— WHAT YOU NEED TO DO —
Print the listing as it stands, omitting all images.

— INFORMATION SUPPLIED —
[Start]
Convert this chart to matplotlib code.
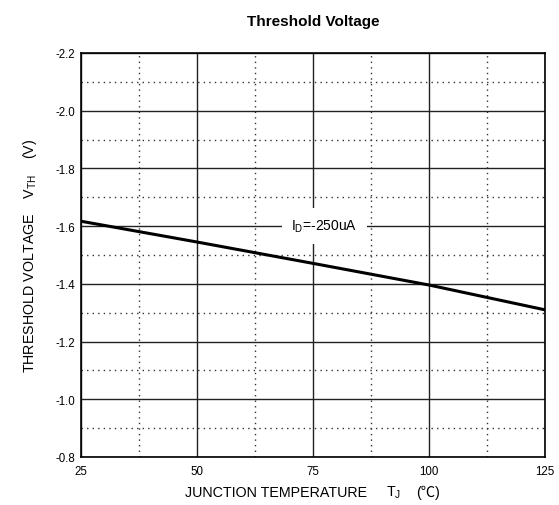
import matplotlib
matplotlib.use("Agg")
import matplotlib.pyplot as plt
import numpy as np

plt.rcParams['font.family'] = ['Liberation Sans', 'DejaVu Sans']

temps = [25, 50, 75, 100, 125]
vth = [-1.617, -1.545, -1.471, -1.396, -1.310]

x_ticks = [25, 50, 75, 100, 125]
y_ticks = [-2.2, -2.0, -1.8, -1.6, -1.4, -1.2, -1.0, -0.8]
y_tick_labels = ["-2.2", "-2.0", "-1.8", "-1.6", "-1.4", "-1.2", "-1.0", "-0.8"]

fig = plt.figure(figsize=(5.59, 5.06), dpi=100)
ax = fig.add_axes([81/559, 1 - 458/506, (545-81)/559, (458-54)/506])

ax.set_xlim(25, 125)
ax.set_ylim(-0.8, -2.2)

ax.set_xticks(x_ticks)
ax.set_yticks(y_ticks)
ax.set_yticklabels(y_tick_labels)
ax.set_xticks([37.5, 62.5, 87.5, 112.5], minor=True)
ax.set_yticks([-2.1, -1.9, -1.7, -1.5, -1.3, -1.1, -0.9], minor=True)
ax.grid(which='major', color='#222222', linestyle='-', linewidth=1.0)
ax.grid(which='minor', color='#333333', linestyle=(0, (1, 3)), linewidth=1.0)
ax.tick_params(which='both', length=0, labelsize=8.3, pad=4)
ax.tick_params(axis='x', pad=6)
for s in ax.spines.values():
    s.set_linewidth(1.2)
    s.set_color('black')

ax.plot(temps, vth, color='black', linewidth=2.2, zorder=5)

ax.text(77.5, -1.6, r"I$_{\mathregular{D}}$=-250uA", fontsize=10, ha='center', va='center',
        bbox=dict(facecolor='white', edgecolor='none', pad=7), zorder=4)

ax.set_title("Threshold Voltage", fontsize=11, fontweight='bold', pad=20)
ax.set_ylabel(r"THRESHOLD VOLTAGE    V$_{\mathregular{TH}}$    (V)", fontsize=10.3, labelpad=12)

ylab = 1 - 493/506
fig.text(185/559, ylab, "JUNCTION TEMPERATURE", ha='left', va='center', fontsize=10.3)
fig.text(386/559, ylab, r"T$_{\mathregular{J}}$", ha='left', va='center', fontsize=10.3)
fig.text(416/559, ylab, "(℃)", ha='left', va='center', fontsize=10.3,
         family=['Liberation Sans', 'Noto Sans CJK SC'])

fig.savefig("out.png", dpi=100)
[End]
— RESPONSE TO THIS EXERCISE —
Convert this chart to matplotlib code.
import matplotlib
matplotlib.use("Agg")
import matplotlib.pyplot as plt
import numpy as np

plt.rcParams['font.family'] = ['Liberation Sans', 'DejaVu Sans']

temps = [25, 50, 75, 100, 125]
vth = [-1.617, -1.545, -1.471, -1.396, -1.310]

x_ticks = [25, 50, 75, 100, 125]
y_ticks = [-2.2, -2.0, -1.8, -1.6, -1.4, -1.2, -1.0, -0.8]
y_tick_labels = ["-2.2", "-2.0", "-1.8", "-1.6", "-1.4", "-1.2", "-1.0", "-0.8"]

fig = plt.figure(figsize=(5.59, 5.06), dpi=100)
ax = fig.add_axes([81/559, 1 - 458/506, (545-81)/559, (458-54)/506])

ax.set_xlim(25, 125)
ax.set_ylim(-0.8, -2.2)

ax.set_xticks(x_ticks)
ax.set_yticks(y_ticks)
ax.set_yticklabels(y_tick_labels)
ax.set_xticks([37.5, 62.5, 87.5, 112.5], minor=True)
ax.set_yticks([-2.1, -1.9, -1.7, -1.5, -1.3, -1.1, -0.9], minor=True)
ax.grid(which='major', color='#222222', linestyle='-', linewidth=1.0)
ax.grid(which='minor', color='#333333', linestyle=(0, (1, 3)), linewidth=1.0)
ax.tick_params(which='both', length=0, labelsize=8.3, pad=4)
ax.tick_params(axis='x', pad=6)
for s in ax.spines.values():
    s.set_linewidth(1.2)
    s.set_color('black')

ax.plot(temps, vth, color='black', linewidth=2.2, zorder=5)

ax.text(77.5, -1.6, r"I$_{\mathregular{D}}$=-250uA", fontsize=10, ha='center', va='center',
        bbox=dict(facecolor='white', edgecolor='none', pad=7), zorder=4)

ax.set_title("Threshold Voltage", fontsize=11, fontweight='bold', pad=20)
ax.set_ylabel(r"THRESHOLD VOLTAGE    V$_{\mathregular{TH}}$    (V)", fontsize=10.3, labelpad=12)

ylab = 1 - 493/506
fig.text(185/559, ylab, "JUNCTION TEMPERATURE", ha='left', va='center', fontsize=10.3)
fig.text(386/559, ylab, r"T$_{\mathregular{J}}$", ha='left', va='center', fontsize=10.3)
fig.text(416/559, ylab, "(℃)", ha='left', va='center', fontsize=10.3,
         family=['Liberation Sans', 'Noto Sans CJK SC'])

fig.savefig("out.png", dpi=100)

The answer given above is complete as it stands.